Tony Gilroy turns in one of the very most impressive directorial debuts of all time. Having written the Bourne series, he’s no newbie or anything in Hollywood, but an impressive outing nonetheless.
George Clooney is his always cool and controlled self and he does it just as well as he always does, in other words, very well.His best actor nomination was probably not as deserved as the films co-star though.
Tom Wilkinson didn’t beat Javier Bardem in the Best Supporting Actor category, (Wilkinson was my personal favorite supporting actor for the year, but Bardem’s performance in No Country was incredible as well) but he turns in the best performance of his career. Just as well though, Tilda Swinton won the Oscar for Best Supporting Actress, thus completing a serious coup by the global acting community at the awards show.
Acting in concert, the cast of Michael Clayton make for one of the greatest character dramas of the decade, certainly worthy of a spot on our list. – By Adam Gold
14. The White Ribbon (2009)
Along with French director Patrice LeConte and Spanish director Pedro Almodovar, German director Michael Haneke is the only other significant living filmmaker who has never made a bad movie. Indeed, these three filmmakers have never shot an ill-conceived frame.
In particular, Haneke’s 71 Fragments of a Chronology of Chance, The Piano Teacher and Funny Games are each genuine masterpieces—to which we can now add his thoughtful, though equally grueling historical consideration of the events in a small German village just before World War I. These events range from the tragically ordinary, to the decidedly dastardly; what they actually portend are much more foreboding things.
The White Ribbon won the prestigious Palme D’or at the 2009 Cannes film festival and is in fact the best film of 2009 period—and one of the best of the past decade, certainly. — By Tim Cogshell
13. The Diving Bell and the Butterfly (2007)
Fine artist turned filmmaker Julian Schnabel’s adaptation of French Elle Editor Jean-Dominique Bauby’s memoir is in a word—extraordinary. The memoir was written through an arcane system worked out by Bauby and his caregivers after a devastating stroke left the 43-year-old renaissance man paralyzed but for the ability to blink one eye.
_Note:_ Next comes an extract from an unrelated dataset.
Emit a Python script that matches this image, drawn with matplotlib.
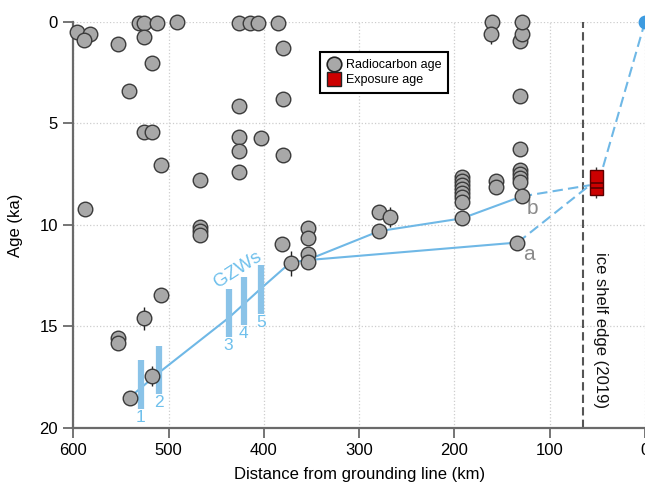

Schnabel (with the help of screenwriter Ronald Hardwood) engages all of his artistic sensibilities to render a film that is a painterly abstraction of the world as Bauby experiences it while trapped within his body—only his mind free to roam.
Memories, regrets and hope and finally resignation rendered cinematic in a manner too piercing for words except—extraordinary. — By Tim Cogshell
12. The Proposition (2006)
I can’t think of any other way to say it that won’t sound like a Chris Rock monologue, so here goes: you know the world is crazy when the best western movie is Australian…
Here was another movie I never heard about until it was released on DVD. It sounded promising enough (a man with a notorious outlaw brother is hired by a sheriff to bring him in in order to clear his name), so I checked it out. I was very surprised at how well-crafted of a film it truly is, and how the minimalist effect of sparse narrative and character treatment works in telling the story.
Rape, murder, theft, desecration… it’s all an everyday occurrence of the Outback frontier depicted in The Proposition, a rural no-man’s-land much like the seedy boomtowns of America’s Wild West. Appropriately, the violence in the movie comes just as swift and brutally.
The acting is incredible on all fronts (Guy Pearce, Ray Winstone, and Danny Huston, in particular give great performances). John Hillcoat doesn’t hold back anything from Nick Cave’s unflinchingly nihilist script. Any fans of the Western genre will be sure to enjoy this little gem if they give it the chance. — By Eric Shenefelt
11. The Aviator (2004)
In The Aviator, Leonardo DiCaprio channels the legendary magnate Howard Hughes to stunning acuity, revealing the portrait of a man whose ambitions could never be fulfilled and his fears never tamed.
The story does not force its way into Hughes’ head more than it has to, which is a perfect move. We all have our own weaknesses but not to the paranoid extremes Hughes reaches. Perhaps what is so enthralling to us is just how such an instable figure could become so larger-than-life.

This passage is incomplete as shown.